Amber Benson, of course, played Tara on BtVS. She also co-authored a pair of Willow and Tara stories for Dark Horse Comics, and individually wrote a “Tales of the Slayers” comic story. After having written several fantasy novels with Christopher Golden, she is now releasing her very first solo book, “Death’s Daughter”. Discussing her training as a writer, Benson said she “went to Chris Golden University,” learning the mechanics of storytelling from the veteran author. When the topic veered toward screenplays, she pointed out that “sometimes scripts that read great didn’t make great films”…that a lot can happen to a story before it finally reaches the screen. She hastened to add that that was not an issue on BtVS, saying, “Buffy scripts both read well and shot well.” With “Death’s Daughter”, she had already written the first ten chapters before she showed it to an editor, who agreed to publish it. Amber then had to knuckle down and finish the story by herself, without a collaborator, which was an entirely new and somewhat daunting experience for her.
Thomas Sniegoski has written for Buffy and Angel in novels, comics, reference guides, and even video games. A prolific novelist, his latest work, “Dancing on the Head of a Pin”, will be released later this spring.

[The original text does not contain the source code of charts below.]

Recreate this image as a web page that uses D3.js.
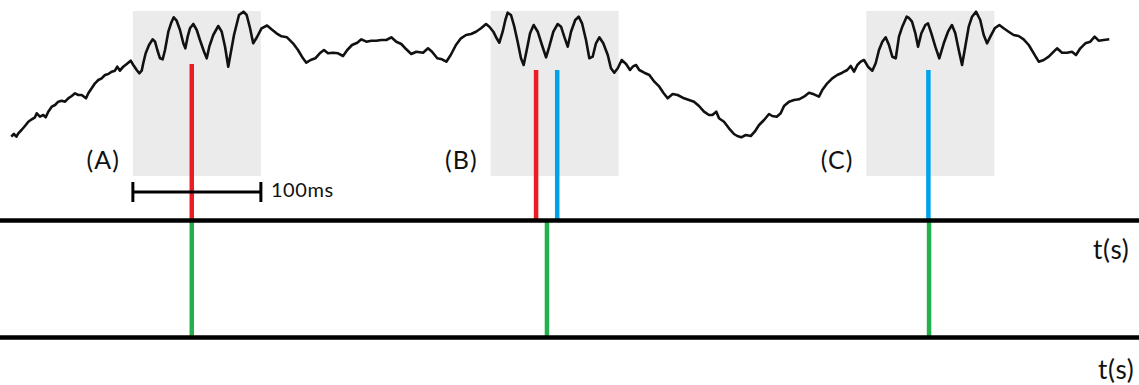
<!DOCTYPE html>
<html>
<head>
<meta charset="utf-8">
<script src="https://cdn.jsdelivr.net/npm/d3@7"></script>
<style>
  body { margin: 0; background: #fff; }
  svg { display: block; }
  text { font-family: Lato, "Open Sans", sans-serif; fill: #111; }
</style>
</head>
<body>
<div id="chart"></div>
<script>
// signal trace: time (ms) and amplitude (arbitrary units)
const times = [1, 3, 5, 6.5, 9, 11.7, 14.3, 17, 19.5, 20.9, 23.4, 26, 27.9, 29.9, 32.6, 35.2, 37.7, 40.4, 43, 45.5,
  48.2, 50.8, 53.4, 56, 59.4, 61.2, 63.8, 66.4, 69, 71.6, 74.2, 76.8, 79.5, 82, 83.8, 85.9, 88.5, 91.2, 94.3, 96.3,
  99, 101, 102.9, 104.1, 106, 108.6, 111.5, 113.3, 115.1, 117.2, 119.3, 121.1, 123.7, 125.8, 127.9, 130.2, 132.8, 135.4, 137, 138.8,
  140.6, 143.2, 145.9, 148.4, 151.6, 153.7, 155.7, 158.8, 162.7, 165.4, 168, 170.5, 175, 178.9, 182.4, 184.9, 187.5, 190, 192.8, 196.5,
  200.8, 204.3, 208.2, 212.1, 216.4, 221.1, 225, 228.9, 231.5, 234.9, 238.5, 242, 245.3, 248.4, 252.3, 256.3, 260.2, 263.5, 267.2, 271.3,
  274.5, 278.4, 282.3, 286.2, 290.1, 294, 297.9, 301.8, 305.7, 309.6, 313.5, 317.4, 322.7, 326.6, 329.7, 333.8, 337.5, 340.9, 344.3, 348.4,
  352.3, 356.3, 360.2, 364.1, 368, 371.9, 374.5, 377.6, 380.2, 382.3, 384.9, 387, 388.8, 391.4, 394, 396.6, 399.2, 401.3, 403.7, 406.3,
  409.1, 412.3, 415.6, 418.8, 421.3, 424.5, 427.9, 430.5, 433, 435.7, 438.3, 441.6, 444.3, 446.9, 450, 452.6, 455.2, 457.8, 460.4, 463.5,
  467, 469.5, 472.1, 474.8, 477.9, 481.3, 484.4, 486.5, 489.1, 491.6, 495.5, 499.5, 503.4, 507.3, 510.4, 513.8, 517.7, 521.6, 526.6, 530.5,
  534.4, 538.3, 542.2, 546.1, 548.7, 551.8, 553.9, 557.8, 561.7, 565.6, 568.2, 571.3, 574.8, 578.7, 581.8, 585.2, 589.1, 593, 595.5, 599,
  602.1, 604.7, 608.6, 612.5, 616.4, 620.3, 624.2, 628.1, 632, 634.6, 638.5, 642.4, 646.3, 650.2, 654.1, 656.8, 659.4, 662, 664.6, 667.2,
  670.3, 673.7, 676.3, 678.9, 681.5, 684.1, 686.7, 689.3, 692, 694.5, 697.1, 700.5, 702.3, 704.7, 707.3, 709.4, 712, 715.1, 717.2, 719.8,
  722.9, 726, 729.5, 732.8, 735.9, 738.5, 741.2, 743.8, 746.3, 749, 751.6, 754.7, 758, 760.7, 763.3, 765.9, 769.3, 772.9, 776.3, 780.2,
  784.1, 788, 791.9, 795.9, 799.8, 803.7, 807.6, 811.5, 815.4, 818, 821.9, 825.8, 829.7, 832.8, 836.2, 840.1, 844, 847.4, 850.5, 854.5, 858.8];
const amps = [13.3, 16, 13.3, 16.7, 20, 24, 28.3, 30.7, 32.7, 36.7, 33.3, 35, 32.7, 38.3, 43.3, 45, 48.3, 49.3, 48.3, 51.7,
  54, 56.7, 55, 55, 51.7, 56.7, 61.7, 66.7, 70, 71.7, 75, 76, 78.3, 79.3, 83.3, 79.3, 83.3, 86, 89.3, 85,
  80, 76.7, 79.3, 86.7, 96.7, 105, 110.7, 108.3, 100, 91.7, 90.7, 100, 118.3, 126.7, 132.7, 129.3, 120, 106.7, 101.7, 113.3,
  121.7, 126, 120, 110, 98.3, 91.7, 103.3, 115, 124, 118.3, 103.3, 83.3, 115, 135, 138.3, 135, 122, 106.7, 112.5, 121.7,
  124.5, 120.7, 116.7, 113.7, 112.7, 106.7, 100, 91.7, 87.3, 90, 91.7, 96.7, 100, 96.7, 97.3, 96.7, 94, 100, 105, 107.3,
  110.7, 108.3, 109.3, 109.3, 110, 110, 112.7, 108.3, 106, 100.7, 96, 98.3, 97.3, 101.7, 98.3, 91.7, 90.7, 88.3, 95, 105,
  111.7, 115, 116, 118.3, 121.7, 126, 123.3, 118.3, 111.7, 107.3, 118.3, 130, 137.3, 135, 123.3, 108.3, 91.7, 85, 100, 116.7,
  125, 118.3, 105, 92.7, 103.3, 118.3, 126, 123.3, 113.3, 103.3, 118.3, 130, 133.3, 126.7, 110, 91.7, 93.3, 106.7, 112.7, 106.7,
  95, 81.7, 77.3, 81.7, 90, 86, 80, 83.3, 85, 80, 77.3, 75, 68.3, 63.3, 57.3, 51.7, 56, 55, 51.7, 50,
  48.3, 44, 38.3, 35, 35, 38.3, 31.7, 28.3, 21.7, 16, 14, 12.7, 15, 14, 18.3, 25, 30, 36, 34, 33.3,
  36.7, 44, 48.3, 50, 50.7, 53.3, 57.3, 55.7, 53.3, 60, 66.7, 71.7, 75, 77.3, 80, 84, 78.3, 85, 88.3, 90,
  83.3, 79.3, 86.7, 100, 108.3, 112.7, 105, 93.3, 91.7, 113.3, 123.3, 133.3, 132, 128.3, 116.7, 103.3, 116.7, 125, 126.7, 116.7,
  103.3, 91.7, 106.7, 118.3, 125, 116.7, 100, 85, 103.3, 123.3, 133.3, 138.3, 130, 115, 106.7, 113.3, 121.7, 125, 121.7, 118.3,
  115, 114, 110.7, 105, 96.7, 88.3, 90, 93.3, 98.3, 101.7, 97.3, 97.3, 98.3, 95, 101.7, 106.7, 108.3, 113.3, 109.3, 110, 110.7];

// analysis windows (ms) and their labels
const windowStarts = [96, 375.5, 669];
const windowLength = 100;
const windowLabels = ["(A)", "(B)", "(C)"];

// event times (ms)
const redTimes = [142, 411];
const blueTimes = [427.5, 717.5];
const greenTimes = [142, 419.5, 718];

const timeLabel = "t(s)";
const scaleBarLabel = "100ms";

var width = 1139, height = 385;
// layout (pixels)
var boxTop = 11, boxBottom = 176,
  line1 = 220.5, line2 = 337.5,
  barY = 192;

var x = d3.scaleLinear().domain([0, 860]).range([10, 1110.8]);
var y = d3.scaleLinear().domain([0, 140]).range([150, 10]);

const svg = d3.select("#chart")
  .append("svg")
  .attr("width", width)
  .attr("height", height)
  .style("background", "#fff");

// grey windows
svg.selectAll("rect.win")
  .data(windowStarts)
  .enter()
  .append("rect")
  .attr("class", "win")
  .attr("x", d => x(d))
  .attr("y", boxTop)
  .attr("width", d => x(d + windowLength) - x(d))
  .attr("height", boxBottom - boxTop)
  .style("fill", "#ebebeb");

svg.selectAll("text.win")
  .data(windowStarts)
  .enter()
  .append("text")
  .attr("class", "win")
  .attr("x", d => x(d) - 13)
  .attr("y", 169)
  .attr("text-anchor", "end")
  .style("font-size", "25px")
  .style("letter-spacing", "1px")
  .text((d, i) => windowLabels[i]);

// trace
const pts = times.map((t, i) => [t, amps[i]]);
svg.append("path")
  .datum(pts)
  .attr("d", d3.line().x(d => x(d[0])).y(d => y(d[1])))
  .style("fill", "none")
  .style("stroke", "#111")
  .style("stroke-width", 2.6)
  .style("stroke-linejoin", "round");

// which window an event falls in -> top of its marker
function markerTop(t) {
  return t < windowStarts[1] ? 64 : 70;
}

function drawMarks(data, color, top, bottom) {
  svg.append("g")
    .selectAll("line")
    .data(data)
    .enter()
    .append("line")
    .attr("x1", d => x(d))
    .attr("x2", d => x(d))
    .attr("y1", top)
    .attr("y2", bottom)
    .style("stroke", color)
    .style("stroke-width", 4.5);
}
drawMarks(redTimes, "#ed1c24", markerTop, line1);
drawMarks(blueTimes, "#00a2e8", markerTop, line1);
drawMarks(greenTimes, "#22b14c", line1, line2);

// time lines
svg.selectAll("line.axis")
  .data([line1, line2])
  .enter()
  .append("line")
  .attr("class", "axis")
  .attr("x1", 0)
  .attr("x2", width)
  .attr("y1", d => d)
  .attr("y2", d => d)
  .style("stroke", "#000")
  .style("stroke-width", 4.5);

svg.selectAll("text.t")
  .data([[1093, 259], [1098, 379]])
  .enter()
  .append("text")
  .attr("class", "t")
  .attr("x", d => d[0])
  .attr("y", d => d[1])
  .style("font-size", "26px")
  .style("letter-spacing", "0.8px")
  .text(timeLabel);

// 100 ms scale bar
var b0 = x(windowStarts[0]), b1 = x(windowStarts[0] + windowLength);
const bar = svg.append("g").style("stroke", "#000").style("stroke-width", 3);
bar.append("line").attr("x1", b0).attr("x2", b1).attr("y1", barY).attr("y2", barY);
bar.append("line").attr("x1", b0).attr("x2", b0).attr("y1", barY - 10).attr("y2", barY + 10);
bar.append("line").attr("x1", b1).attr("x2", b1).attr("y1", barY - 10).attr("y2", barY + 10);
svg.append("text")
  .attr("x", b1 + 10)
  .attr("y", 197)
  .style("font-size", "20px")
  .style("letter-spacing", "0.6px")
  .text(scaleBarLabel);
</script>
</body>
</html>
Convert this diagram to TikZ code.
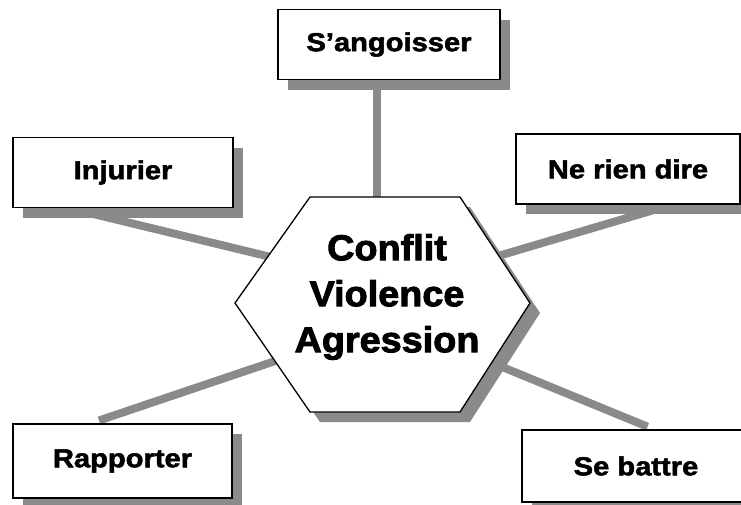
\documentclass[tikz,border=0pt]{standalone}
\usepackage{fontspec}
\setmainfont{Liberation Sans}
\newfontfamily\labelfont[FakeStretch=1.12,FakeBold=2]{Liberation Sans}
\newfontfamily\hexfont[FakeStretch=1.05,FakeBold=2.5]{Liberation Sans}
\usetikzlibrary{shadows}

\definecolor{hatchgray}{gray}{0.54}

\pgfdeclarelayer{background}
\pgfsetlayers{background,main}

\tikzset{
  itembox/.style={draw=black, line width=1.3pt, fill=white, inner sep=0pt,
    minimum width=#1, minimum height=70pt,
    font=\labelfont\bfseries\fontsize{26}{30}\selectfont,
    drop shadow={shadow xshift=10pt, shadow yshift=-10pt, fill=hatchgray, opacity=1}},
  itembox/.default=220pt,
  link/.style={draw=hatchgray, line width=8pt},
  hexline/.style={draw=black, line width=1.3pt, fill=white,
    drop shadow={shadow xshift=10pt, shadow yshift=-10pt, fill=hatchgray, opacity=1}}
}

\begin{document}
\begin{tikzpicture}[x=1pt,y=-1pt]
\useasboundingbox (0,0) rectangle (741,504);
\clip (0,0) rectangle (741,504);

\node[itembox=222pt] (angoisser) at (389,44.5) {S’angoisser};
\node[itembox=220pt] (injurier) at (123,172.5) {Injurier};
\node[itembox=224pt] (nerien) at (628,169) {Ne rien dire};
\node[itembox=219pt, minimum height=74pt] (rapporter) at (122.5,461) {Rapporter};
\node[itembox=228pt, minimum height=72pt] (battre) at (636,466) {Se battre};

\coordinate (h1) at (235,303);
\coordinate (h2) at (310,197);
\coordinate (h3) at (460,197);
\coordinate (h4) at (530,303);
\coordinate (h5) at (460,412);
\coordinate (h6) at (310,412);

\coordinate (endA) at (377,205);
\coordinate (endB) at (275,258);
\coordinate (endC) at (488,259);
\coordinate (endD) at (290,356);
\coordinate (endE) at (495,364);

\begin{pgfonlayer}{background}
\draw[link] ([xshift=-12pt]angoisser.south) -- (endA);
\draw[link] ([xshift=-54pt]injurier.south) -- (endB);
\draw[link] ([xshift=44pt]nerien.south) -- (endC);
\draw[link, shorten <=9pt] ([xshift=-32pt]rapporter.north) -- (endD);
\draw[link, shorten <=7pt] ([xshift=18pt]battre.north) -- (endE);
\end{pgfonlayer}

\path[hexline] (h1) -- (h2) -- (h3) -- (h4) -- (h5) -- (h6) -- cycle;

\node[align=center, font=\hexfont\bfseries\fontsize{36}{46}\selectfont] (hex) at (387,297)
  {Conflit\\Violence\\Agression};
\end{tikzpicture}
\end{document}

He had gotten his start as a writer in comics, and some of his earliest book work was for the Buffy/Angel franchises. He did a lot of work in Young Adult fiction, and it was several years before he had an opportunity to write a “big boy” book, which was an intimidating task, but a very fulfilling one. It helped that he received firm encouragement from his wife…who, he added, is “a killer cyborg from the future.” When asked by a fellow panelist if she were in the room, and Tom said yes, he was offered condolences for the penance he would doubtless have to pay later for that crack.
Peter David, well known for his comic and media tie-in work, finally got to play in the Whedonverse several years ago when he wrote a Spike one-shot for IDW Comics, and he was given approval to bestow William the Bloody a full Christian name (William Pratt, if you hadn’t already heard …and that name is a terrific in-joke/compliment understood by anyone who knows their Hollywood Golden Age horror films). An upcoming project of his is a “Fallen Angel” limited series that will feature Illyria as a guest star. When asked how he managed to get the character to appear in his own comic book, David said it was “complicated,” then went on to explain that it started out simply enough, with him approaching Joss at the San Diego con two years ago and pitching the idea, with Whedon giving his permission on the spot. What then followed were two years of complex negotiations with Fox to actually secure the rights for the story.
With four other panelists and only an hour’s time, this was largely the extent of the participation from these three, beyond the occasional input into remarks from the others. Still, it was a rare opportunity to hear from Peter, Tom and Amber on the subject of writing, and one which we hope they get to repeat soon.